Konsep penyiaran digital versi pemerintah
Kominfo saat ini sedang menyusun aturan main dan konsep bisnis untuk konsep penyiaran digital (mereka menyebutnya TVB-TT). Dalam konsep pemerintah, nantinya sebuah konsep penyiaran digital akan terbagi dalam banyak bagian yang terlibat, yaitu :
- penyedia konten (seperti PH)
- penyelenggara program siaran (stasiun TV)
- penyelenggara multipleksing
- penyelenggara transmisi (yang memiliki menara)
Dari konsep diatas nampak kalau nantinya stasiun TV bisa memancarkan siarannya melalui pihak ketiga, sehingga pihak ketigalah yang fokus pada urusan DVB-T beserta segala perizinannya. Dengan begitu diharap akan banyak bermunculan TV baru dan disisi lain diharap siaran digital ini cukup memakai satu menara bersama. Multipleksing sendiri artinya penggabungan, atau menggabung beberapa siaran TV dalam satu kanal. Konsep ini didasarkan pada fakta bahwa untuk modulasi digital DVB-T, satu kanal UHF bisa diisi hingga 6 stasiun TV. Bahkan komposisi multipleks ini bisa dibuat gabungan siaran DVB-T dan akses data, atau komunikasi data.
Masalah-masalah yang perlu dicari solusinya
Migrasi ke digital yang diawali dengan siaran simulcast ini memang sesuatu yang baru yang akan kita songsong bersama. Untuk itu pastilah akan timbul banyak masalah yang bisa dicarikan solusinya. Menurut saya, beberapa masalah yang saya tangkap adalah :
- regulasi atau payung hukum siaran DVB-T masih belum mengakomodir kepentingan banyak pihak (industri, masyarakat dsb)

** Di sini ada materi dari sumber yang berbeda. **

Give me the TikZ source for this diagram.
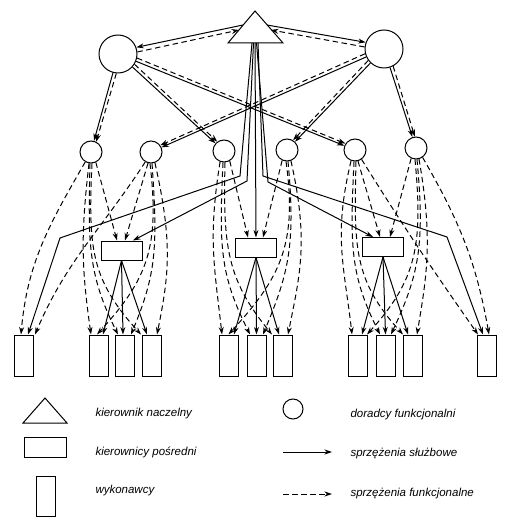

- perlu waktu lama untuk mewujudkan konsep multipleksing, mengingat konsep siaran sekarang tiap TV punya menara sendiri
- kendala luasnya wilayah Indonesia dan kontur geografisnya yang tidak mudah, perlu penyusunan wilayah jangkauan siaran yang tepat bermodel komputer 3D
- masyarakat Indonesia yang beragam dalam hal sosial ekonomi, masih perlu studi akan kesiapan masyarakat terhadap teknologi baru
- dalam urusan produksi STB oleh industri lokal (Polytron dsb), mereka beresiko disaingi oleh produk impor selundupan yang dijual murah
- perlu adanya konsolidasi antar lembaga dan peneliti untuk mendukung migrasi ini, semisal BPPT, dunia akademis dan industri lokal
- tidak mudah meminta stasiun TV untuk melepas kepemilikan akan aset yang sudah dimiliki di seluruh Indonesia (tanah, bangunan, pemancar analog, menara) termasuk ratusan SDM yang bekerja didalamnya.